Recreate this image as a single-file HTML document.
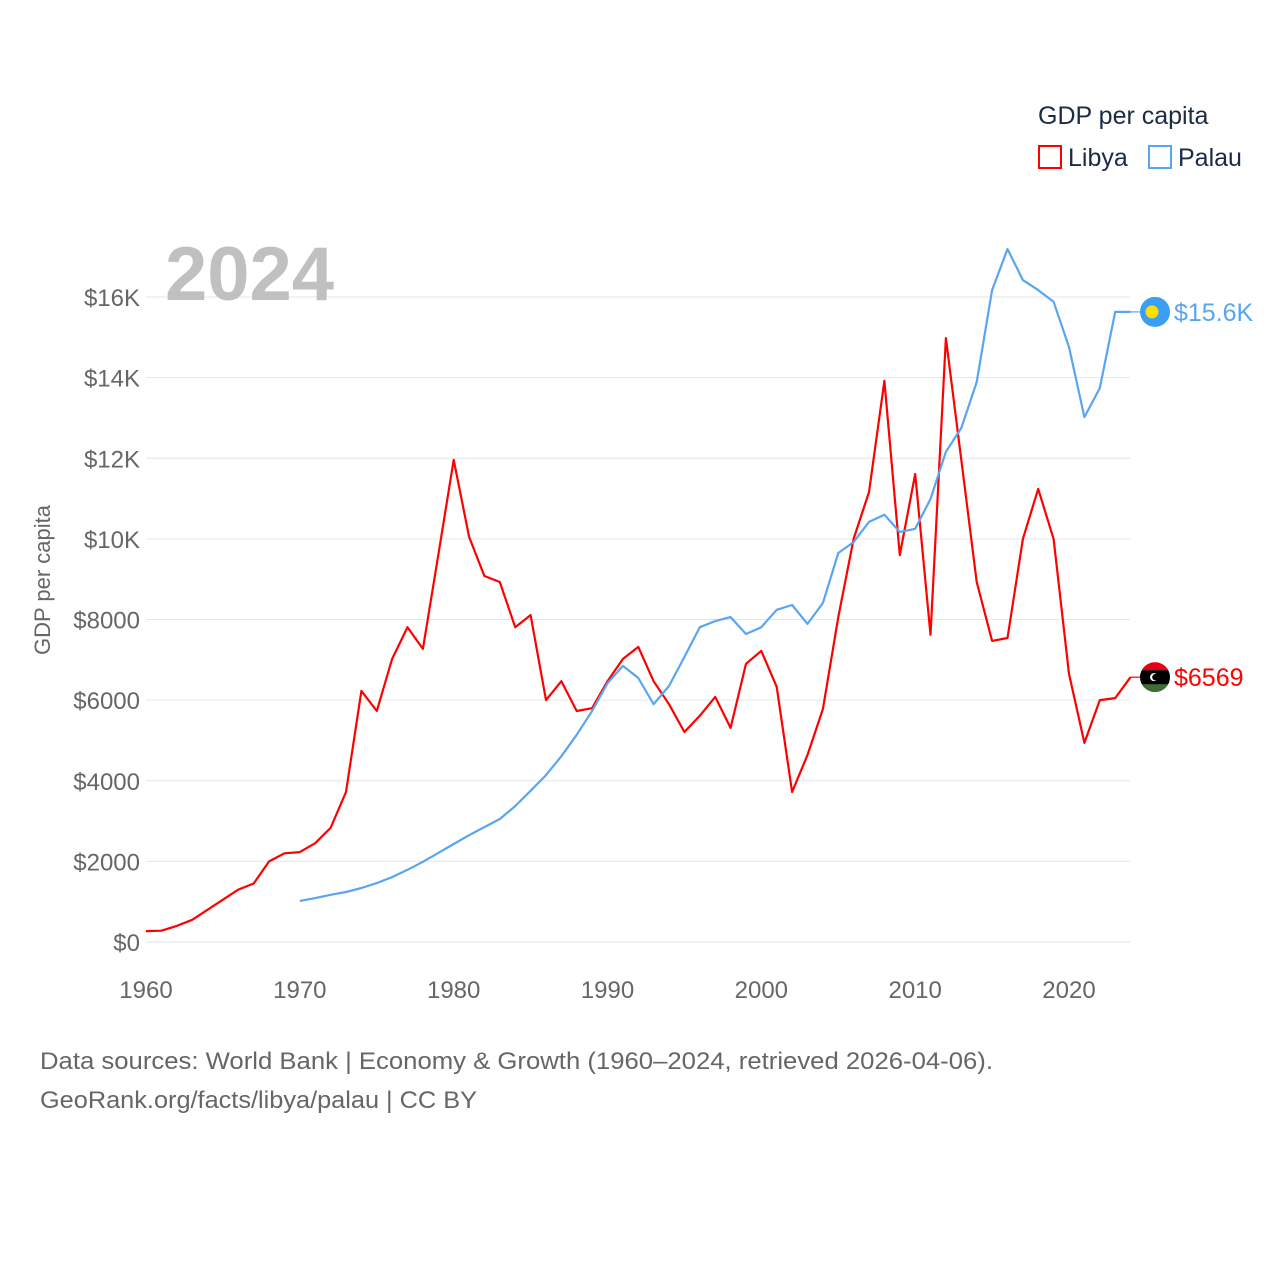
<!DOCTYPE html>
<html><head><meta charset="utf-8"><style>
body{margin:0;background:#fff;font-family:"Liberation Sans",sans-serif;}
svg text{font-family:"Liberation Sans",sans-serif;}
</style></head><body>
<svg id="chart" width="1280" height="1280" viewBox="0 0 1280 1280">
<rect width="1280" height="1280" fill="#fff"/>
<g id="grid"></g><g id="ticks"></g>
<text x="165" y="300" font-size="76" font-weight="bold" fill="#c0c0c0">2024</text>
<text transform="translate(50,580) rotate(-90)" text-anchor="middle" font-size="22" fill="#666">GDP per capita</text>
<g id="series"></g>
<g>
<text x="1038" y="124" font-size="25" fill="#1a2b45">GDP per capita</text>
<rect x="1039" y="146" width="22" height="22" fill="none" stroke="#f00" stroke-width="2"/>
<text x="1068" y="166" font-size="25" fill="#1a2b45">Libya</text>
<rect x="1149" y="146" width="22" height="22" fill="none" stroke="#5aa5f0" stroke-width="2"/>
<text x="1178" y="166" font-size="25" fill="#1a2b45">Palau</text>
</g>
<text x="40" y="1069" font-size="24" fill="#666" textLength="953" lengthAdjust="spacingAndGlyphs">Data sources: World Bank | Economy &amp; Growth (1960–2024, retrieved 2026-04-06).</text>
<text x="40" y="1108" font-size="24" fill="#666" textLength="437" lengthAdjust="spacingAndGlyphs">GeoRank.org/facts/libya/palau | CC BY</text>
</svg>
<script>
const yTicks=[0,2000,4000,6000,8000,10000,12000,14000,16000];
const yTickLabels=["$0","$2000","$4000","$6000","$8000","$10K","$12K","$14K","$16K"];
const xTicks=[1960,1970,1980,1990,2000,2010,2020];
const libyaYears=[1960,1961,1962,1963,1964,1965,1966,1967,1968,1969,1970,1971,1972,1973,1974,1975,1976,1977,1978,1979,1980,1981,1982,1983,1984,1985,1986,1987,1988,1989,1990,1991,1992,1993,1994,1995,1996,1997,1998,1999,2000,2001,2002,2003,2004,2005,2006,2007,2008,2009,2010,2011,2012,2013,2014,2015,2016,2017,2018,2019,2020,2021,2022,2023,2024];
const libyaValues=[270,280,400,550,800,1050,1300,1450,2000,2200,2230,2450,2830,3720,6230,5730,7020,7810,7270,9600,11960,10050,9080,8930,7810,8110,6000,6470,5730,5800,6470,7020,7320,6470,5900,5210,5610,6080,5310,6900,7220,6330,3720,4640,5780,8060,10000,11160,13920,9600,11610,7620,14980,11960,8930,7470,7540,10000,11240,10000,6650,4940,6000,6050,6569];
const palauYears=[1970,1971,1972,1973,1974,1975,1976,1977,1978,1979,1980,1981,1982,1983,1984,1985,1986,1987,1988,1989,1990,1991,1992,1993,1994,1995,1996,1997,1998,1999,2000,2001,2002,2003,2004,2005,2006,2007,2008,2009,2010,2011,2012,2013,2014,2015,2016,2017,2018,2019,2020,2021,2022,2023,2024];
const palauValues=[1020,1090,1170,1240,1340,1460,1610,1790,1990,2210,2430,2650,2850,3050,3370,3750,4140,4610,5140,5730,6420,6850,6550,5900,6350,7070,7810,7960,8060,7640,7810,8240,8360,7890,8410,9650,9920,10420,10600,10170,10250,10990,12160,12750,13890,16170,17190,16420,16170,15880,14760,13020,13740,15630,15630];
const endLabels=["$6569","$15.6K"];
const NS="http://www.w3.org/2000/svg";
const x=yr=>146+(yr-1960)*(1069-146)/60;
const y=v=>942-v*(942-297)/16000;
function mk(tag,attrs,parent){const e=document.createElementNS(NS,tag);for(const k in attrs)e.setAttribute(k,attrs[k]);parent.appendChild(e);return e;}
const grid=document.getElementById('grid'),ticks=document.getElementById('ticks'),series=document.getElementById('series');
yTicks.forEach((t,i)=>{
 const l=mk('line',{x1:146,x2:1130,y1:y(t),y2:y(t),stroke:'#e6e6e6','stroke-width':1},grid);
 
 
 const tx=mk('text',{x:140,y:y(t)+9,'text-anchor':'end','font-size':24,fill:'#666'},ticks);
 tx.textContent=yTickLabels[i];
 
 
});
xTicks.forEach(t=>{
 const tx=mk('text',{x:x(t),y:998,'text-anchor':'middle','font-size':24,fill:'#666'},ticks);
 tx.textContent=t;
 
 
});
function draw(years,vals,color,name){
 const d=years.map((yr,i)=>(i?'L':'M')+x(yr).toFixed(1)+','+y(vals[i]).toFixed(1)).join('');
 const p=mk('path',{d:d,fill:'none',stroke:color,'stroke-width':2.2,'stroke-linejoin':'round'},series);
 
 
 const lx=x(years[years.length-1]),ly=y(vals[vals.length-1]);
 const c=mk('line',{x1:lx,x2:1142,y1:ly,y2:ly,stroke:color,'stroke-width':1.2},series);
 
 
 return ly;
}
const ly1=draw(libyaYears,libyaValues,'#ff0000','libya');
const ly2=draw(palauYears,palauValues,'#5aa5f0','palau');
const pf=mk('g',{},series);


mk('circle',{cx:1155,cy:ly2,r:15,fill:'#3a9ef5'},pf);
mk('circle',{cx:1152,cy:ly2,r:6.5,fill:'#ffde00'},pf);
const lf=mk('g',{},series);


const cp=mk('clipPath',{id:'lc'},lf);
mk('circle',{cx:1155,cy:ly1,r:15},cp);
const gg=mk('g',{'clip-path':'url(#lc)'},lf);
mk('rect',{x:1140,y:ly1-15,width:30,height:8,fill:'#e70013'},gg);
mk('rect',{x:1140,y:ly1-7,width:30,height:15,fill:'#000'},gg);
mk('rect',{x:1140,y:ly1+7,width:30,height:8,fill:'#3f6b35'},gg);
mk('circle',{cx:1154,cy:ly1,r:4,fill:'#fff'},gg);
mk('circle',{cx:1155.5,cy:ly1,r:3.3,fill:'#000'},gg);
const t1=mk('text',{x:1174,y:ly1+9,'font-size':25,fill:'#ff0000'},series);
t1.textContent=endLabels[0];


const t2=mk('text',{x:1174,y:ly2+9,'font-size':25,fill:'#5aa5f0'},series);
t2.textContent=endLabels[1];


</script>
</body></html>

# Your task:
Collect each line containing the string "document".

# Answer to the exercise:
Recreate this image as a single-file HTML document.
function mk(tag,attrs,parent){const e=document.createElementNS(NS,tag);for(const k in attrs)e.setAttribute(k,attrs[k]);parent.appendChild(e);return e;}
const grid=document.getElementById('grid'),ticks=document.getElementById('ticks'),series=document.getElementById('series');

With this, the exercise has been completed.